Another relative positional embedding is to note that the relative position between the token \(m\) and \(n\) is \(m-n\), and the embedding is dependent on the \(m-n\), the difference. Note that we need to use \(\boldsymbol{q}_m^T\boldsymbol{k}_n\), and this should be able to reflect the relative position information between the two tokens. And the current research indicates that the relative position embedding is important for the positional information. We wish the inner product encodes position information by:
\[ \left\langle f_q\left(\boldsymbol{x}_m, m\right), f_k\left(\boldsymbol{x}_n, n\right)\right\rangle=g\left(\boldsymbol{x}_m, \boldsymbol{x}_n, m-n\right) . \]
The idea here is that we express the relative position as the information of angle rather than the position in a linear segment. And we can use complex analysis for it. It is like the signal processing where each signal has the frequency and the magnitude. Suppose \(d=2\), and we can assume the embedding information as:
\[ \begin{aligned} f_q\left(\boldsymbol{x}_q, m\right) & =R_q\left(\boldsymbol{x}_q, m\right) e^{i \Theta_q\left(\boldsymbol{x}_q, m\right)} \\ f_k\left(\boldsymbol{x}_k, n\right) & =R_k\left(\boldsymbol{x}_k, n\right) e^{i \Theta_k\left(\boldsymbol{x}_k, n\right)} \\ g\left(\boldsymbol{x}_q, \boldsymbol{x}_k, n-m\right) & =R_g\left(\boldsymbol{x}_q, \boldsymbol{x}_k, n-m\right) e^{i \Theta_g\left(\boldsymbol{x}_q, \boldsymbol{x}_k, n-m\right)} \end{aligned} \]

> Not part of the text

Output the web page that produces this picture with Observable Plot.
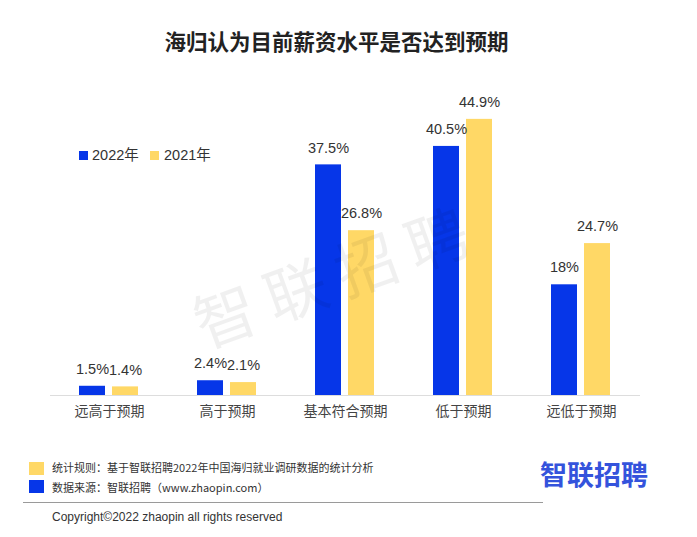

Thus, using this information, we have
\[ \begin{aligned} R_q\left(\boldsymbol{x}_q, m\right) R_k\left(\boldsymbol{x}_k, n\right) & =R_g\left(\boldsymbol{x}_q, \boldsymbol{x}_k, n-m\right), \\ \Theta_k\left(\boldsymbol{x}_k, n\right)-\Theta_q\left(\boldsymbol{x}_q, m\right) & =\Theta_g\left(\boldsymbol{x}_q, \boldsymbol{x}_k, n-m\right), \end{aligned} \]
After derivation, we found that if we choose the following expression, we can satisfy the condition above:
\[ \begin{aligned} f_q\left(\boldsymbol{x}_m, m\right) & =\left(\boldsymbol{W}_q \boldsymbol{x}_m\right) e^{i m \theta} \\ f_k\left(\boldsymbol{x}_n, n\right) & =\left(\boldsymbol{W}_k \boldsymbol{x}_n\right) e^{i n \theta} \\ g\left(\boldsymbol{x}_m, \boldsymbol{x}_n, m-n\right) & =\operatorname{Re}\left[\left(\boldsymbol{W}_q \boldsymbol{x}_m\right)\left(\boldsymbol{W}_k \boldsymbol{x}_n\right)^* e^{i(m-n) \theta}\right] \end{aligned} \]
The derivation is as the following (This is not shown in the paper, you can use the derivation below to understand the paper better):
Note that if we express two vectors as \(z_1 = a + bi\) and \(z_2 = c + di\), the inner product is \(ac + bd\). How would this be related to the multiplication of the two vectors? We actually have: \(ac+bd = \operatorname{Re}(z_1 * \overline{z_2})\).
\[ \begin{aligned} \langle f_q, f_k\rangle &= \operatorname{Re}(f_q * \overline{f_k}) \\ &= \left(\boldsymbol{W}_q \boldsymbol{x}_m\right) e^{i m \theta} \overline{\left(\boldsymbol{W}_k \boldsymbol{x}_n\right) e^{i n \theta}} \\ &= \left(\boldsymbol{W}_q \boldsymbol{x}_m\right) \overline{\left(\boldsymbol{W}_k \boldsymbol{x}_n\right)} e^{i(n-m) \theta} \end{aligned} \]
From the expression of \(f_q\left(\boldsymbol{x}_m, m\right) =\left(\boldsymbol{W}_q \boldsymbol{x}_m\right) e^{i m \theta}\), we can design the rotary embedding setup in the llama2. It is important to note here that we introduce the complex number since we wish to integrate the meaning of the magnitude and the angle. The embedding itself represents the magnitude, and the angle is from the position. In real matrix multiplication, we can only do the real calculation, thus, we need the mapping above.
We can put it another way. The real and imaginary part of the complex number are useful information for us. We can express the vectors using complex theory, so that we can incorporate the angle or phase information from the vectors. Finally, we still need to map back to the real operations and proceed it with useful information. It is like a auxiliary method to help process information using some intermediate state.